あと工藤さんは「楽して勝つことばかり考えていた」っておっしゃってるんですけど、これも大共感しますね。はっきり言って、パン作りって言うのは「どれだけ余計な事をしないか」「どれだけ工程を管理できるか」が全てと言って良いんですよ。流行りの食材だの高価な材料だの面白い新製品だのそんなものは一切必要なし。だって主食なんだもん。ご飯の味が毎回違っていたら料理人困るじゃねえか。それ以前にパンって手をかければかけるほど不味くなっていくんですよ。基本的には。だから「苦労すればするほど良い」と思っている人間は単なる個人の性癖が変質者なだけであって職人失格ですね。もちろん工藤さんも書かれている通り「手抜きとか適当とか言う意味の楽ではなく」、余計な無駄な事はしないと言う意味での「楽」ですけどね。


そんな感じで野球についての経験を書かれた本なんですけど、一箇所子育てについて書かれた部分で超興味深い部分があって、工藤さんはお子さんが「キレる」と言う言葉を使うと物凄く怒るそうです。僕も以前から「キレるっていう言葉は本来『自分をコントロールできない恥ずかしい人間です』って言う意味なのに、何で格好良いという意味で使ったり、免罪符として使ったりする人間ばっかりなんだろう」と不快だったんですけど、工藤さんも同じ考えの様でこれは心強いですね。

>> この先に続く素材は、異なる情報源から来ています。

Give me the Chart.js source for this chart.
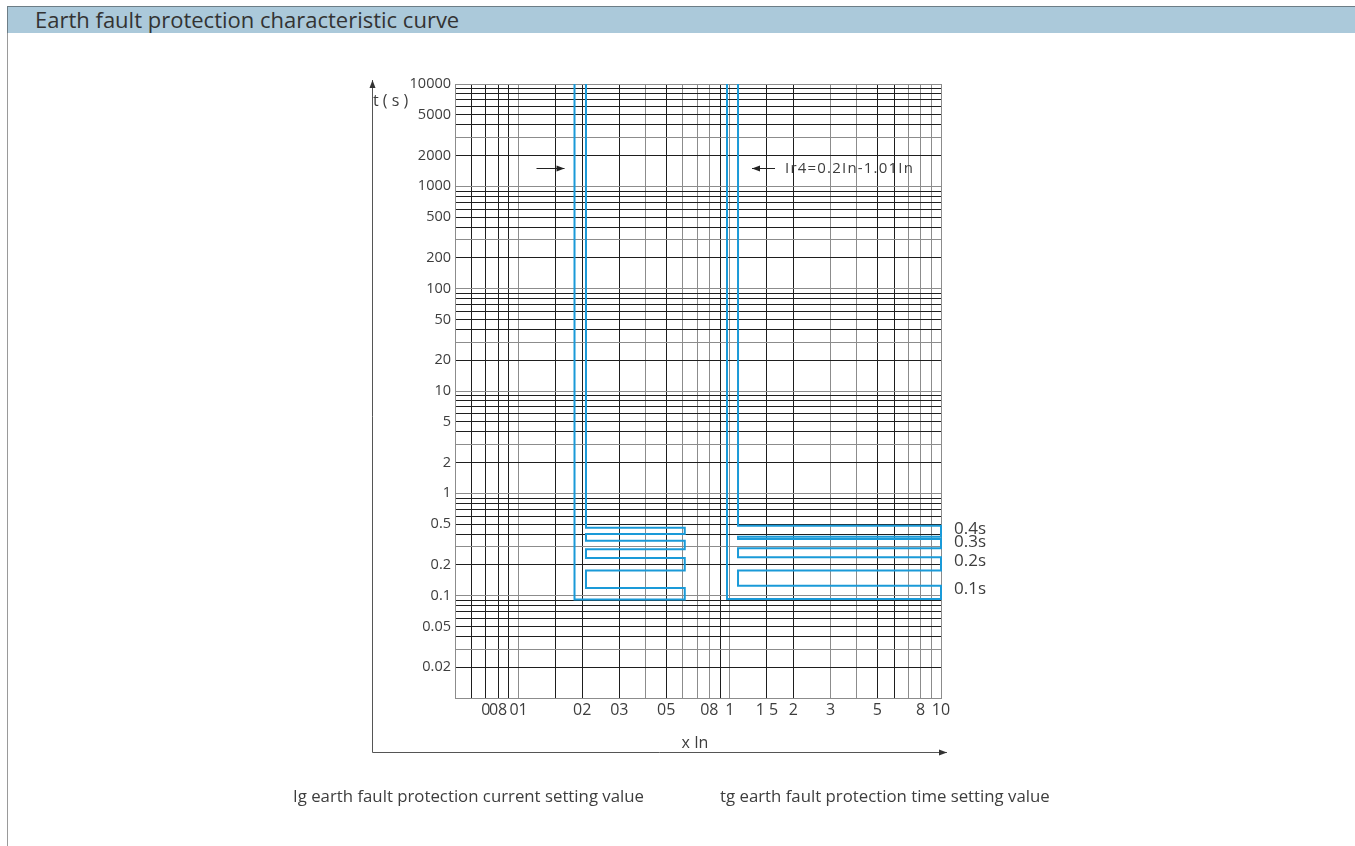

他にも「ビミョー」と言う言葉も会話にならないから使わせないそうです。個人的にはここに是非「キモい」と言う言葉も入れて欲しい。
この「ビミョー」「キモい」って本当に体の良い逃げ言葉ですよねえ。自分に答えを出す知能が無いからまともな言葉を使わずに逃げているだけなのに相手が悪いかの印象を与えて逃げる事ができる美味しい言葉。こういう言葉を使う人間は「全く敬意を持てない人間」だと言う事をしっかり学校で教育して欲しいね。